Saturday’s itinerary included Red Square, Lenin’s Tomb, St. Basil’s Cathedral, Tretyakov Art Gallery, and the Kuskovo Park and Estate.
The day was capped off with a dinner cruise on the Moscow River on a beautiful Radisson ship. The food, atmosphere, and sites were all relaxing and interesting.
Early on a Sunday morning it was off to St. Petersburg on the “Sapsan” or bullet train. Signage was good at the train station and we got to our business class seats without a problem. The train is about four years old and is very well maintained. The seats were comfortable and the ride VERY smooth. With free Wifi, and an omelet breakfast, the trip was great. A Russian who spoke English helped get us connected to the web and we had a lengthy conversation. As with several other Russians with whom we spoke, he was quite curious about what the rhetoric was like in the U.S. regarding the situation in Crimea and Eastern Ukraine. The Moscow-St. Petersburg trip is about three hours and forty minutes, reaching speeds of 155 miles per hour (they plan to increase that to 230mph within two years). With gray skies and some rain, the scenery was not much to look at but the trip went by quickly and our St. Petersburg guide met us at the train station there.
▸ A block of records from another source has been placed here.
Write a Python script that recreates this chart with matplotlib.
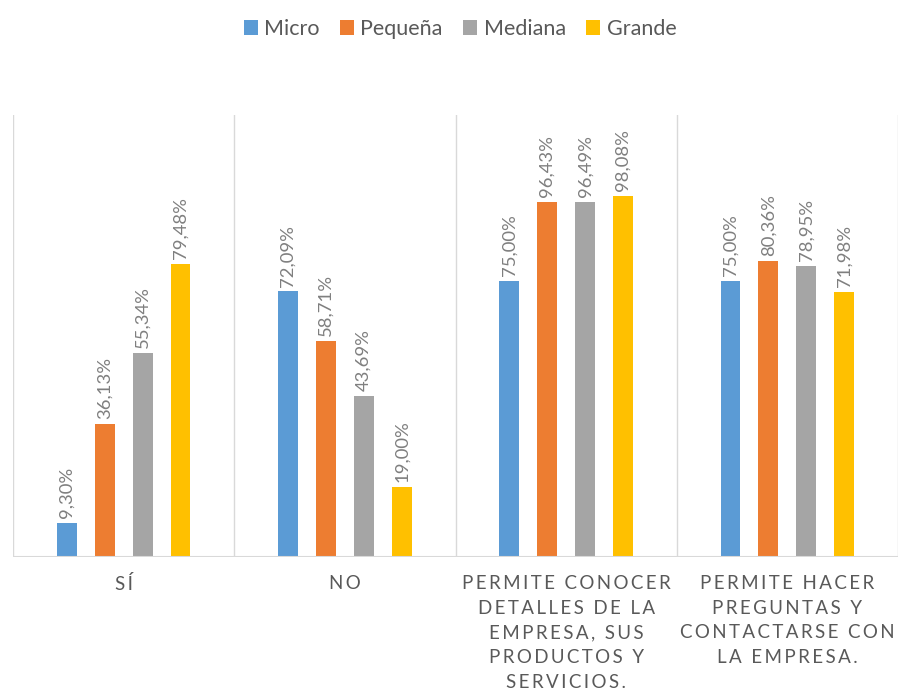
import numpy as np
import matplotlib.pyplot as plt

# Dữ liệu của biểu đồ
categories = ['SÍ', 'NO',
              'PERMITE CONOCER\nDETALLES DE LA\nEMPRESA, SUS\nPRODUCTOS Y\nSERVICIOS.',
              'PERMITE HACER\nPREGUNTAS Y\nCONTACTARSE CON\nLA EMPRESA.']
series_names = ['Micro', 'Pequeña', 'Mediana', 'Grande']
micro = [9.30, 72.09, 75.00, 75.00]
pequena = [36.13, 58.71, 96.43, 80.36]
mediana = [55.34, 43.69, 96.49, 78.95]
grande = [79.48, 19.00, 98.08, 71.98]
colors = ['#5B9BD5', '#ED7D31', '#A5A5A5', '#FFC000']

plt.rcParams['font.family'] = ['Lato', 'DejaVu Sans']


def spaced(text):
    # Excel dãn chữ, nên chèn khoảng trắng mỏng giữa các ký tự
    lines = []
    for line in text.split('\n'):
        lines.append('\u2009'.join(line))
    return '\n'.join(lines)


def main():
    fig = plt.figure(figsize=(8.98, 6.94), dpi=100)
    ax = fig.add_axes([13 / 898, 1 - 557 / 694, 885 / 898, 442 / 694])

    values = [micro, pequena, mediana, grande]
    x = np.arange(len(categories))
    offsets = [-0.257, -0.086, 0.086, 0.257]
    width = 0.09

    for vals, off, col, name in zip(values, offsets, colors, series_names):
        ax.bar(x + off, vals, width=width, color=col, label=name, zorder=3)
        for xi, v in zip(x, vals):
            ax.text(xi + off, v + 1.3, f'{v:.2f}%'.replace('.', ','),
                    rotation=90, ha='center', va='bottom',
                    fontsize=13.3, color='#7F7F7F')

    ax.set_xlim(-0.5, len(categories) - 0.5)
    ax.set_ylim(0, 120)

    # Đường phân cách giữa các nhóm
    for b in np.arange(-0.5, len(categories), 1.0):
        ax.axvline(b, color='#D9D9D9', lw=1, zorder=1)
    ax.axhline(0, color='#D9D9D9', lw=1.5, zorder=4)

    for s in ax.spines.values():
        s.set_visible(False)
    ax.set_yticks([])
    ax.set_xticks(x)
    ax.set_xticklabels([spaced(c) for c in categories], fontsize=13.5,
                       color='#595959', linespacing=1.55, va='top')
    ax.tick_params(axis='x', length=0, pad=13)

    fig.legend(loc='center', bbox_to_anchor=(460 / 898, 1 - 29 / 694), ncol=4,
               frameon=False, fontsize=15.5, labelcolor='#595959',
               handlelength=0.65, handleheight=0.65, handletextpad=0.3,
               columnspacing=0.95)

    fig.savefig('out.png', dpi=100)


if __name__ == '__main__':
    main()
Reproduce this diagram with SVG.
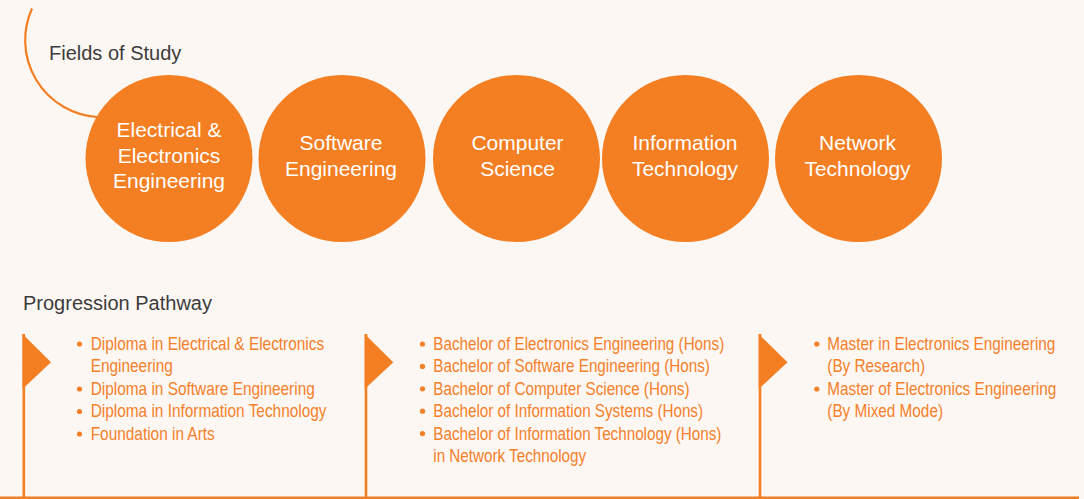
<svg xmlns="http://www.w3.org/2000/svg" width="1084" height="499" viewBox="0 0 1084 499">
  <style>
    .bg { fill: #FDF7F3; }
    .node circle { fill: #F47E22; }
    .node text { font-family: "Liberation Sans", Arial, sans-serif; font-size: 21px; fill: #FFFFFF; text-anchor: middle; }
    .heading { font-family: "Liberation Sans", Arial, sans-serif; font-size: 20px; fill: #3C3C3C; }
    .item { font-family: "Liberation Sans", Arial, sans-serif; font-size: 17.5px; fill: #F4802A; }
    .dot { fill: #F4802A; }
    .flag { fill: #F47E22; }
    .pole { stroke: #F47E22; stroke-width: 2.6; fill: none; }
    .arc { stroke: #F47E22; stroke-width: 2.2; fill: none; }
  </style>
  <rect class="bg" x="0" y="0" width="1084" height="499"/>

  <g id="connectors">
    <path class="arc" d="M 32 8.5 A 77 77 0 0 0 97 117"/>
  </g>

  <text class="heading" x="49" y="60">Fields of Study</text>

  <g id="node-eee" class="node">
    <circle cx="169" cy="158.5" r="83.5"/>
    <text x="169" y="137">Electrical &amp;</text>
    <text x="169" y="162.7">Electronics</text>
    <text x="169" y="188.4">Engineering</text>
  </g>
  <g id="node-se" class="node">
    <circle cx="342" cy="158.5" r="83.5"/>
    <text x="341" y="150">Software</text>
    <text x="341" y="176">Engineering</text>
  </g>
  <g id="node-cs" class="node">
    <circle cx="516.5" cy="158.5" r="83.5"/>
    <text x="517.5" y="150">Computer</text>
    <text x="517.5" y="176">Science</text>
  </g>
  <g id="node-it" class="node">
    <circle cx="685.5" cy="158.5" r="83.5"/>
    <text x="685" y="150">Information</text>
    <text x="685" y="176">Technology</text>
  </g>
  <g id="node-nt" class="node">
    <circle cx="858.5" cy="158.5" r="83.5"/>
    <text x="857.5" y="150">Network</text>
    <text x="857.5" y="176">Technology</text>
  </g>

  <text class="heading" x="23" y="310">Progression Pathway</text>

  <g id="pathway">
    <line class="pole" x1="0" y1="497.8" x2="1079" y2="497.8"/>

    <g id="stage-diploma">
      <line class="pole" x1="23.8" y1="334" x2="23.8" y2="498"/>
      <polygon class="flag" points="22.5,334 51,362.3 22.5,389"/>
      <circle class="dot" cx="79.5" cy="344" r="2.6"/>
      <circle class="dot" cx="79.5" cy="389" r="2.6"/>
      <circle class="dot" cx="79.5" cy="411.5" r="2.6"/>
      <circle class="dot" cx="79.5" cy="434" r="2.6"/>
      <g transform="translate(90.7,0) scale(0.88,1)">
        <text class="item" x="0" y="350">Diploma in Electrical &amp; Electronics</text>
        <text class="item" x="0" y="372.5">Engineering</text>
        <text class="item" x="0" y="395">Diploma in Software Engineering</text>
        <text class="item" x="0" y="417.5">Diploma in Information Technology</text>
        <text class="item" x="0" y="440">Foundation in Arts</text>
      </g>
    </g>

    <g id="stage-bachelor">
      <line class="pole" x1="366" y1="334" x2="366" y2="498"/>
      <polygon class="flag" points="364.7,334 393.3,362.3 364.7,389"/>
      <circle class="dot" cx="422.5" cy="344" r="2.6"/>
      <circle class="dot" cx="422.5" cy="366.4" r="2.6"/>
      <circle class="dot" cx="422.5" cy="388.8" r="2.6"/>
      <circle class="dot" cx="422.5" cy="411.2" r="2.6"/>
      <circle class="dot" cx="422.5" cy="433.6" r="2.6"/>
      <g transform="translate(433.3,0) scale(0.87,1)">
        <text class="item" x="0" y="350">Bachelor of Electronics Engineering (Hons)</text>
        <text class="item" x="0" y="372.4">Bachelor of Software Engineering (Hons)</text>
        <text class="item" x="0" y="394.8">Bachelor of Computer Science (Hons)</text>
        <text class="item" x="0" y="417.2">Bachelor of Information Systems (Hons)</text>
        <text class="item" x="0" y="439.6">Bachelor of Information Technology (Hons)</text>
        <text class="item" x="0" y="462">in Network Technology</text>
      </g>
    </g>

    <g id="stage-master">
      <line class="pole" x1="760" y1="334" x2="760" y2="498"/>
      <polygon class="flag" points="758.7,334 787.5,362.3 758.7,389"/>
      <circle class="dot" cx="816.8" cy="344" r="2.6"/>
      <circle class="dot" cx="816.8" cy="389" r="2.6"/>
      <g transform="translate(827.3,0) scale(0.875,1)">
        <text class="item" x="0" y="350">Master in Electronics Engineering</text>
        <text class="item" x="0" y="372.5">(By Research)</text>
        <text class="item" x="0" y="395">Master of Electronics Engineering</text>
        <text class="item" x="0" y="417.5">(By Mixed Mode)</text>
      </g>
    </g>
  </g>
</svg>
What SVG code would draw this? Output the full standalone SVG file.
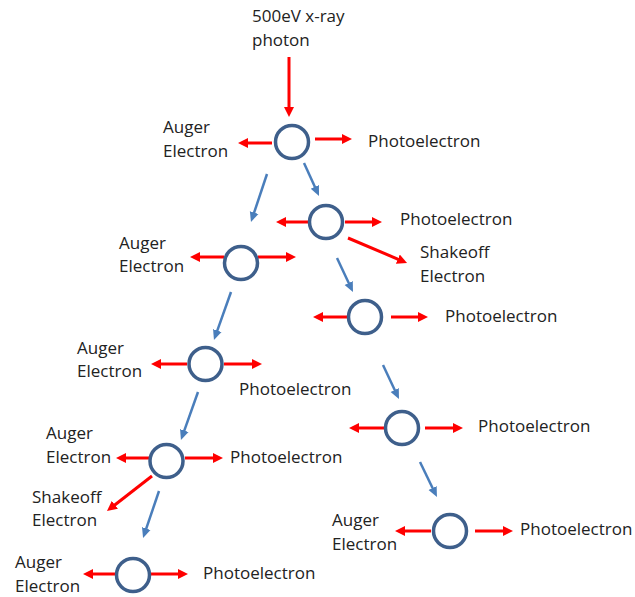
<svg xmlns="http://www.w3.org/2000/svg" width="635" height="597" viewBox="0 0 635 597">
<defs>
<style>
.t{font-family:"Open Sans","Liberation Sans",sans-serif;font-size:17px;fill:#222}
.n{fill:#fff;stroke:#3E5F8B;stroke-width:3.5}
.r{stroke:#FF0000;stroke-width:3;fill:none;marker-end:url(#ar)}
.b{stroke:#4A7EBB;stroke-width:2.5;fill:none;marker-end:url(#ab)}
</style>
<marker id="ar" markerUnits="userSpaceOnUse" markerWidth="11" markerHeight="11" refX="3" refY="5" orient="auto">
<path d="M0,0 L10,5 L0,10 z" fill="#FF0000"/>
</marker>
<marker id="ab" markerUnits="userSpaceOnUse" markerWidth="11" markerHeight="11" refX="3" refY="5" orient="auto">
<path d="M0,0.5 L10,5 L0,9.5 z" fill="#4A7EBB"/>
</marker>
</defs>
<rect width="635" height="597" fill="#fff"/>
<g id="connectors">
<line class="r" x1="289" y1="57" x2="289" y2="110"/>
<line class="r" x1="272" y1="143" x2="245" y2="143"/>
<line class="r" x1="315" y1="139" x2="345" y2="139"/>
<line class="r" x1="308" y1="222" x2="283" y2="222"/>
<line class="r" x1="345" y1="222" x2="375" y2="222"/>
<line class="r" x1="348" y1="238" x2="400.6" y2="260.3"/>
<line class="r" x1="224" y1="257" x2="197" y2="257"/>
<line class="r" x1="258" y1="257" x2="289" y2="257"/>
<line class="r" x1="347" y1="317" x2="320" y2="317"/>
<line class="r" x1="391" y1="317" x2="421" y2="317"/>
<line class="r" x1="187" y1="364" x2="158" y2="364"/>
<line class="r" x1="224" y1="364" x2="255" y2="364"/>
<line class="r" x1="384" y1="428" x2="356" y2="428"/>
<line class="r" x1="425" y1="428" x2="456" y2="428"/>
<line class="r" x1="149" y1="458" x2="123" y2="458"/>
<line class="r" x1="185" y1="458" x2="216" y2="458"/>
<line class="r" x1="152" y1="476" x2="112.5" y2="506.7"/>
<line class="r" x1="431" y1="531" x2="402" y2="531"/>
<line class="r" x1="475" y1="531" x2="506" y2="531"/>
<line class="r" x1="116" y1="574" x2="90" y2="574"/>
<line class="r" x1="151" y1="574" x2="181" y2="574"/>
<line class="b" x1="267" y1="174" x2="253.2" y2="215.4"/>
<line class="b" x1="304" y1="163" x2="316.1" y2="189.6"/>
<line class="b" x1="337" y1="258" x2="350" y2="285.7"/>
<line class="b" x1="231" y1="292" x2="216.3" y2="333.4"/>
<line class="b" x1="383" y1="365" x2="396" y2="392.7"/>
<line class="b" x1="198" y1="392" x2="183.3" y2="433.4"/>
<line class="b" x1="420" y1="462" x2="433.9" y2="490.7"/>
<line class="b" x1="159" y1="491" x2="145.3" y2="531.4"/>
</g>
<g id="photon"><text class="t" x="252" y="22">500eV x-ray</text><text class="t" x="252" y="46">photon</text></g>
<g id="n1"><circle class="n" cx="292" cy="142" r="16.5"/>
<text class="t" x="163" y="133">Auger</text><text class="t" x="163" y="157">Electron</text>
<text class="t" x="368" y="147">Photoelectron</text></g>
<g id="n2"><circle class="n" cx="326" cy="222" r="16.5"/>
<text class="t" x="400" y="225">Photoelectron</text>
<text class="t" x="420" y="258">Shakeoff</text><text class="t" x="420" y="282">Electron</text></g>
<g id="n3"><circle class="n" cx="241" cy="263" r="16.5"/>
<text class="t" x="119" y="249">Auger</text><text class="t" x="119" y="272">Electron</text></g>
<g id="n4"><circle class="n" cx="365" cy="317" r="16.5"/>
<text class="t" x="445" y="322">Photoelectron</text></g>
<g id="n5"><circle class="n" cx="205.5" cy="364" r="16.5"/>
<text class="t" x="77" y="354">Auger</text><text class="t" x="77" y="377">Electron</text>
<text class="t" x="239" y="395">Photoelectron</text></g>
<g id="n6"><circle class="n" cx="402" cy="428" r="16.5"/>
<text class="t" x="478" y="432">Photoelectron</text></g>
<g id="n7"><circle class="n" cx="166.5" cy="461" r="16.5"/>
<text class="t" x="46" y="439">Auger</text><text class="t" x="46" y="463">Electron</text>
<text class="t" x="230" y="463">Photoelectron</text>
<text class="t" x="32" y="503">Shakeoff</text><text class="t" x="32" y="526">Electron</text></g>
<g id="n8"><circle class="n" cx="450" cy="531" r="16.5"/>
<text class="t" x="332" y="526">Auger</text><text class="t" x="332" y="550">Electron</text>
<text class="t" x="520" y="535">Photoelectron</text></g>
<g id="n9"><circle class="n" cx="133" cy="575" r="16.5"/>
<text class="t" x="15" y="568">Auger</text><text class="t" x="15" y="592">Electron</text>
<text class="t" x="203" y="579">Photoelectron</text></g>
</svg>
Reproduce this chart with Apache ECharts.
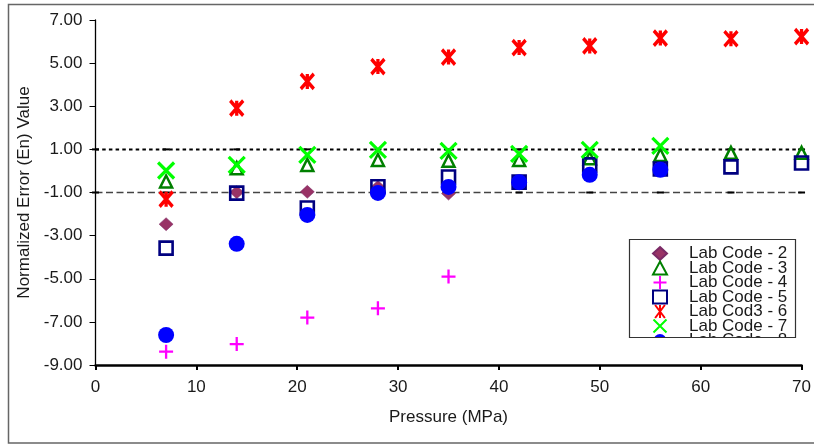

She and our driver escorted us to The Ermitage, the Bed & Breakfast where we stayed in St. Petersburg. My guess is that the entire hotel would fit into the Presidential Suite at the Intercontinental. Nevertheless it was comfortable and very hospitable with English speaking personnel.
The first of many sites visited in St. Petersburg was Peterhof, known as the “showplace of Russia”, which is about 30 km outside the city. This is the palace or estate of fountains and it is practically indescribable in terms of the original engineering of the water flow, the number of fountains (over 200), and their design. Amazingly, all of these fountains are fed by gravity alone! The pictures will give you some idea of the splendor of this place. As with all the palaces we visited, the royal families went completely over the top when it came to extravagance. The most elaborate mansions of today do not hold a candle to these incredible pieces of architectural art. At Peterhof, the main palace, the “bath house”, the immense gardens, and the seaside dwelling of Empress Elizabeth left you shaking your head at how impressive they were.
One of the most important sites in St. Petersburg is the Peter and Paul Fortress & Cathedral. It lies on the Neva River shore and is home to the tombs of all of the Romanov Czars.
Next up for us was cruising the canals and then the Yusupov Palace which was the site of the murder of the famous Russian character, Rasputin. He was murdered by friends of the last Czar and there is an area of the palace that depicts the surrounding events. Although there are many standard boat tours through the canals of St. Petersburg, our tour company set up a special canal tour via powerboat, enabling us to visit twice the normal area covered by other boats.